解释具有多个封装 octet-strings 的 ASN.1 indefinite-lenght 编码

Interpreting ASN.1 indefinite-lenght encoding with multiple encapsulated octet-strings

我有这样的 BER 结构...

$ openssl asn1parse -inform der -in test.der -i -dump

 ????:d=4  hl=2 l=inf  cons:     cont [ 0 ]
 ????:d=5  hl=3 l= 240 prim:      OCTET STRING
      0000 - AABBCCDD
 ????:d=5  hl=2 l=   8 prim:      OCTET STRING
      0000 - EEFF
 ????:d=5  hl=2 l=   0 prim:      EOC

...或 der2ascii 风格...

[0] `80`
  OCTET_STRING { `AABBCCDD` }
  OCTET_STRING { `EEFF` }
`0000`

我所知道的:indefinite-length编码必须包含构造类型,因为原始类型可能会引入歧义,例如当包含 0x0000 时。我想知道的是:解码器在解析此 BER 结构时必须如何表现?编码中是否包含两个 OCTET STRING 的 header 字节?如果是,indefinite-length 字节数据是如何编码的?例如,当第二个 OCTET STRING 是一个整数?

我问这个问题,因为在CMS标准中,一个字段被定义为单个OCTET STRING,但在大多数BER编码中我总是看到两个。这仅仅是因为 indefinite-length 编码吗?我错过了什么吗?

来自 ITU-T X.690:

8.1.4 Contents octets

The contents octets shall consist of zero, one or more octets, and shall encode the data value as specified in subsequent clauses.

NOTE – The contents octets depend on the type of the data value; subsequent clauses follow the same sequence as the definition of types in ASN.1.

这是否意味着我可以放入每个构造类型,而应用程序必须只解释构造 TLV 结构的值部分?

When you encode a primitive OCTET STRING in indefinite length mode, the encoder must:

  • split up the value into chunks of smaller OCTET STRINGs
  • encode each chunk in definite length mode so that each has its own TLV (with length!)
  • the whole sequence of definite length encoded primitive OCTET STRINGs must be framed by a single, indefinite length encoded constructed OCTET STRING "container" having its own TLV (without length, but with end-of-octets sentinel)

At the other end, the decoder extracts the V part from the inner, definite length OCTET STRING chunks (dropping their TL headers). Then joins/consumes V's together in the order of arrival dropping the TL part of the outer frame.

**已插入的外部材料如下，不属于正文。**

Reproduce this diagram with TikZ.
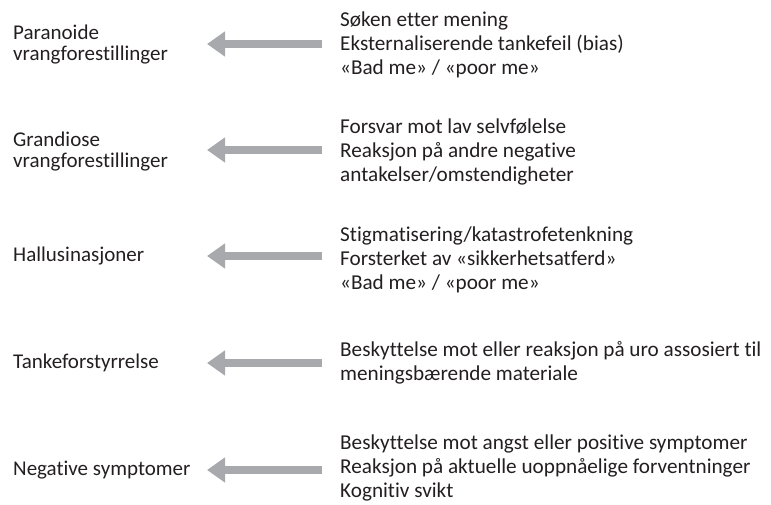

Note that the idea behind indefinite length encoding technique is that both encoder and decoder can emit/consume incomplete, possibly oversized, data.

Chunk size is chosen by the encoder/application based on data availability, memory situation and possibly the estimation of decoder's buffering capabilities. I think this is mentioned somewhere in the X.280/X.680 papers.

Encoder is not allowed to put chunks of different ASN.1 types into any single indefinite length encoded container. In other words, all chunks must be of the same type as the outer container.

That should hopefully explain why you may see multiple (depending on chunk size) OCTET STRINGs in the indefinite length encoded BER/CER stream where just a single OCTET STRING is expected.

DER forbids indefinite length encoding on the grounds that serialized representation of the same data may change on re-encoding (due to potentially changing chunk size).